Ma dopo questa digressione, torniamo al film, in un alternarsi di emozioni di piani alti e bassi il protagonista si lascia andare in quella ricerca spasmodica di un amore non realizzato, non concluso che alberga e riaffiora in lui in ogni momento della sua vita e fa sì che l’innamorato entri in una dimensione altra ogni volta che si avvicina ad un luogo sacro quasi quasi attratto da una forza occulta che lo attira verso di sé. Ecco che ad ogni tomba si ritrovano oggetti di ogni tipo: anfore, suppellettili, lanterne, e statue che comunque diventano poi merce di scambio per tombaroli e predatori insensibili.

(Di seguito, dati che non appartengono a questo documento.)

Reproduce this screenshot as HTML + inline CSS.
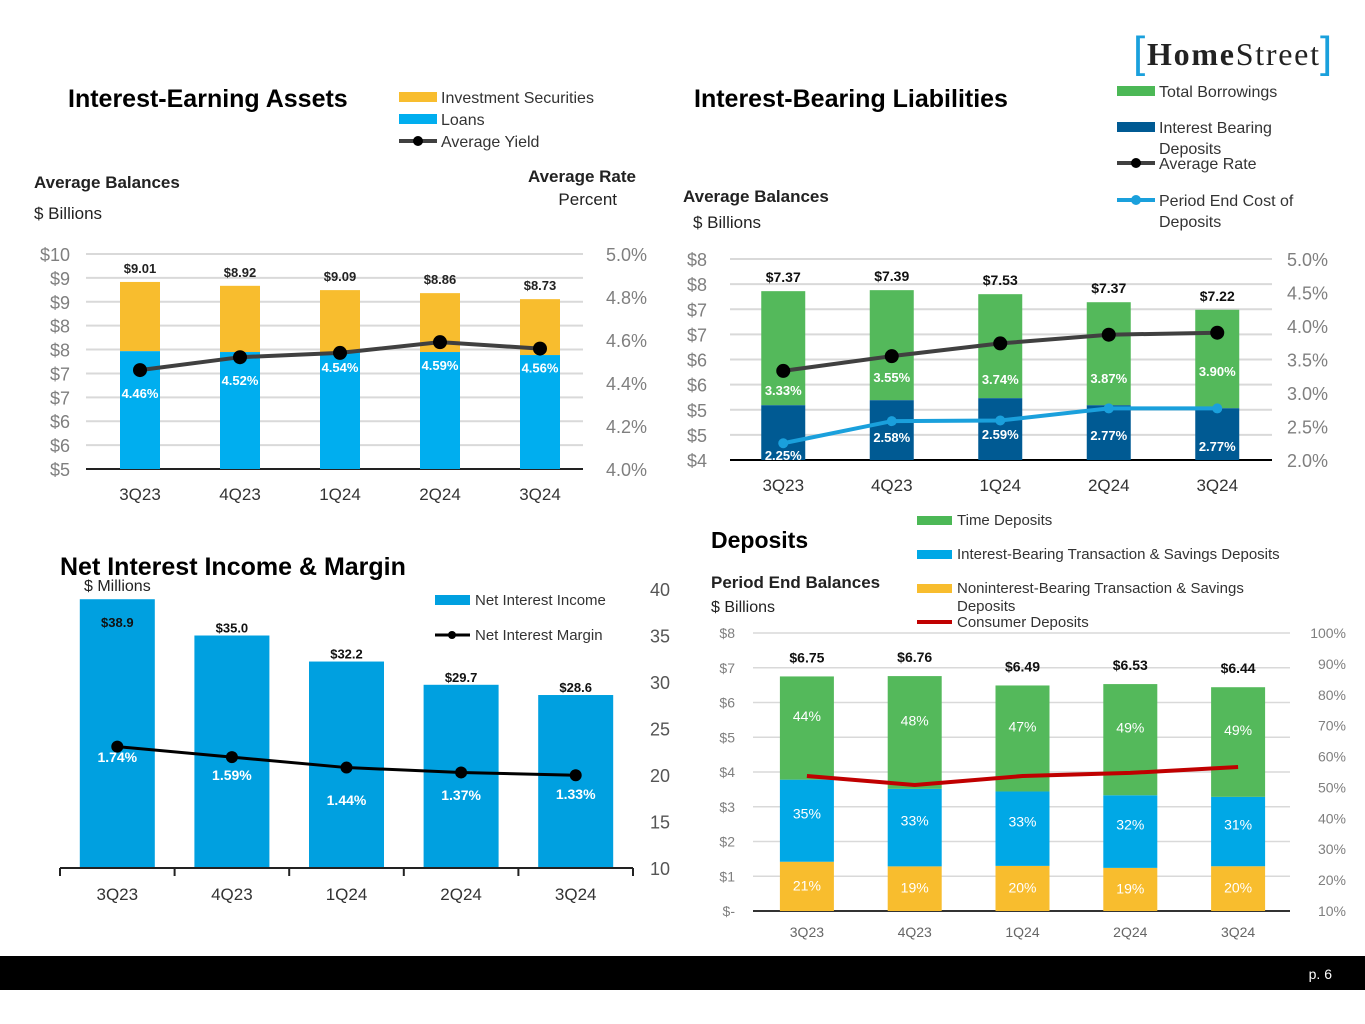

Questo agire è molto frequente nel nostro paese visto l’abbondanza di questi posti colmi di reperti archeologici infatti la regista non si fa scappare l’occasione di far riferimento all’Italia facendola personificare in una donna chiamata appunto Italia la quale a un certo punto, dichiara: questa è l’Italia. Noi siamo abituati a convivere con questa cultura che unisce i vivi e i morti in un solo amplesso lo sono testimoni tanti luoghi di culto che ancora oggi resistono alle nuove dottrine. Non dimentichiamo il “Cimitero delle Fontanelle” presso Napoli che comprende centinaia di teschi a cui spesso i napoletani ricorrono quando la sorte li mette a dura prova.

Tale culto è famoso in tutto il mondo e costituisce una grande attrattiva per i turisti tanto che quando, per il Capodanno del 2003 fu chiesto a Rebecca Horn di realizzare un’opera per il nuovo anno, Lei non esitò a riempire piazza del Plebiscito (piazza più significativa di Napoli) con 333 teschi in ghisa piantati nel selciato ispirandosi proprio al “Cimitero delle Fontanelle” e nominando l’opera: Spiriti di Madreperla.

Un fil rouge letteralmente un filo rosso ci accompagna per tutta la durata del film comparendo di volta in volta in flashback tra una scena e l’altra, all’improvviso tenendo così alta l’attenzione sulla sua costante visione. Alla fine sarà proprio quel filo rosso a svelarci a sorpresa il finale di tutta la storia; esso ricongiungerà i due amanti, o meglio le due anime, quella del protagonista e quella della sua compagna che concluderanno la loro “odissea” con un abbraccio, testimonianza questo di forza e grandezza dell’amore.